Alabama State Attorney General Luther Strange said Monday the Supreme Court’s decision in Searcy v. Strange was disappointing and likely to lead to “more confusion.”
At AL.com, staffers called all of Alabama’s counties Monday and created a color-coded map with explanation of the county policy. By the end of the day, only 10 counties were shaded green, meaning they issued marriage licenses to any couples.
But in some Alabama counties, such as Jefferson, Birmingham and Montgomery, judges immediately issued marriage licenses to gay couples.
“It’s about time,” said Shante Wolfe, 21. She and Tori Sisson of Tuskegee had camped out in a blue-and-white tent and became the first in the county given a license.
In Birmingham, one of the gay marriage licenses went to Dee and Laura Bush, who have been together for seven years and have a combined five children.

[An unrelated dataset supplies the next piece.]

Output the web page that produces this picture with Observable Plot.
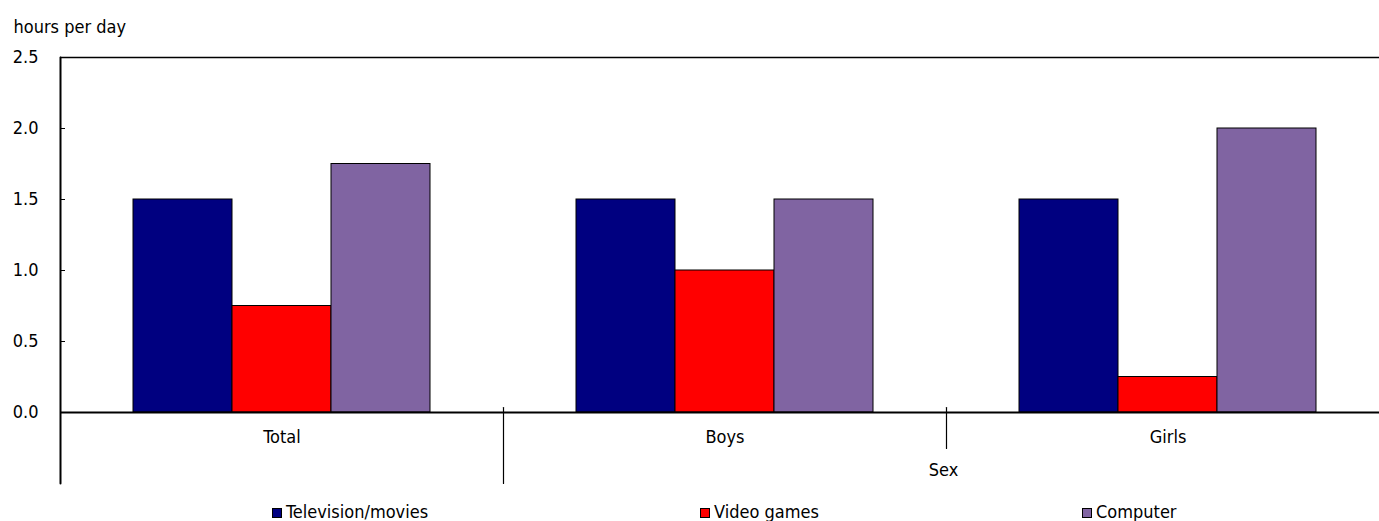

“It is great that we were able to be part of history,” said Dee Bush. After receiving her license, she and her partner walked outside to a park where a minister was performing wedding ceremonies.
In its Monday statement, the Human Rights Campaign congratulated the same-sex couples marrying in Alabama and advised couples in the remaining states where marriage is the union of a man and a woman — Texas, Louisiana, Mississippi, Georgia, Arkansas, Missouri, Nebraska, South Dakota, North Dakota, Tennessee, Kentucky, Ohio and Michigan — to “start your wedding plans now.”
The National Organization for Marriage, which opposes same-sex marriage, said Monday that it has scheduled its third “March for Marriage” for Washington on April 25.
This is around the time the Supreme Court could be hearing arguments on Obergefell v. Hodges and its companion gay marriage cases.
On Monday, Alabama, at least according to the federal courts, became the 37th state to perform gay weddings. In most cases, the decision was made by judicial fiat.
• This article is based in part on wire service reports.